Concluding remarks for VEGF-A

The prognostic and metastatic effects of VEGF have been associated with the value/number of new blood vessels formed, which is referred to as MVD. This means that the higher the value of MVD, the higher is the likelihood of deep myometrial invasion, vascular metastasis, poor grade, poor prognosis, and consequently, less DFS. According to the study by Horrée et al71 and the above theory, it seems that the more the new blood vessels are formed the higher are the chances of tumor metastasis and poor prognosis.

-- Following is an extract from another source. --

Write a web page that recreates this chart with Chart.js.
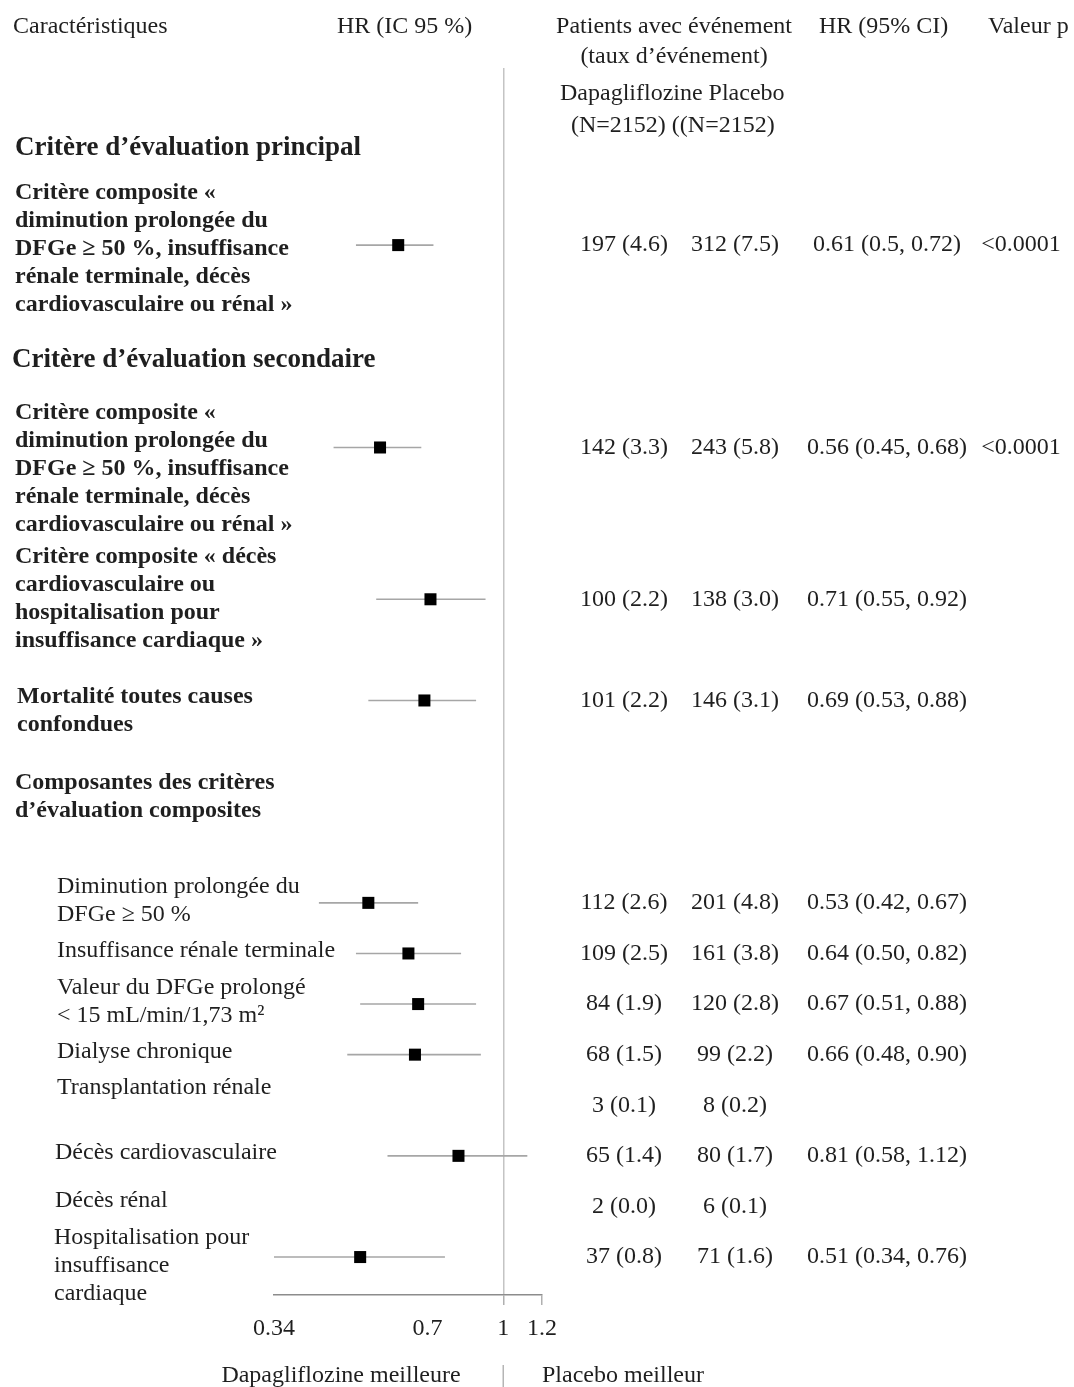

There is a positive correlation between the overexpression of VEGF and MVD with either increased deep myometrial invasion, poorly differentiated tumors, histological-type FIGO stage, lymphovascular infiltration, or lymph node involvement.48,72,73

In this review, the overexpression of VEGF seems to play a critical role in determining prognosis and metastasis and hence overall survival in EC. It is well established that the uterus is a hormonally controlled organ; therefore, in order to widely grasp the extent to which this angiogenic factor affects prognosis and metastasis of EC, the influence of hormones such as estrogen and progesterone in relation to VEGF expression cannot be neglected.74 In addition, since the introduction of the use of the angiogenesis inhibitors for VEGF, such as bevacizumab, as a single agent or in combination with other agents like chemotherapy drugs for the treatment of EC, many patients have benefited in spite of the claimed major side effects, especially those of cardiovascular and gastrointestinal systems.75,76 In view of the above, serum levels of VEGF should be considered before, during, and after treatment and as a routine checkup for EC patients at a certain interval. This is significant in comparing the patients’ disease progression and evaluating treatment efficiency.

Concluding remarks for MMP-2/MMP-9

In conclusion, both MMP-2 and MMP-9 seem to play significant independent roles in tumor/cancer development, thereby being involved one way or the other as a prognosis and metastasis indicator. However, in EC, there is still a controversy involving which of the MMPs are more involved in metastasis, advanced tumor grade, histological grade, depth of invasion, and poor prognosis. Moreover, most of the cited authors pointed out that the enhanced expression of MMP-2 is more associated with disease progression and aggressiveness and more unfavorable prognosis compared to that of MMP-9 in EC.

In addition, studies concerning the influence of these angiogenic markers on EC variants, histological grade, and the stage are greatly needed as they will give a deeper understanding of their involvement in the progression of EC. However, further studies will determine whether stromal or epithelial MMP-2/MMP-9 has much significance in carcinogenesis of EC. The above concerns may widen the knowledge in the field of metalloproteinase-based therapy which can help reduce the mortality and morbidity and prolong the survival rate in endometrial carcinoma patients.

Finally, understanding the connected pathways that associate VEGFs and MMPs in carcinogenesis and their contributing factors of their enhanced expression in either serum or cancer tissues, and their association with other genes that are involved in apoptotic, migration, and differentiation of cells, may contribute significantly in the establishment of angiogenic-based inhibition therapy for EC.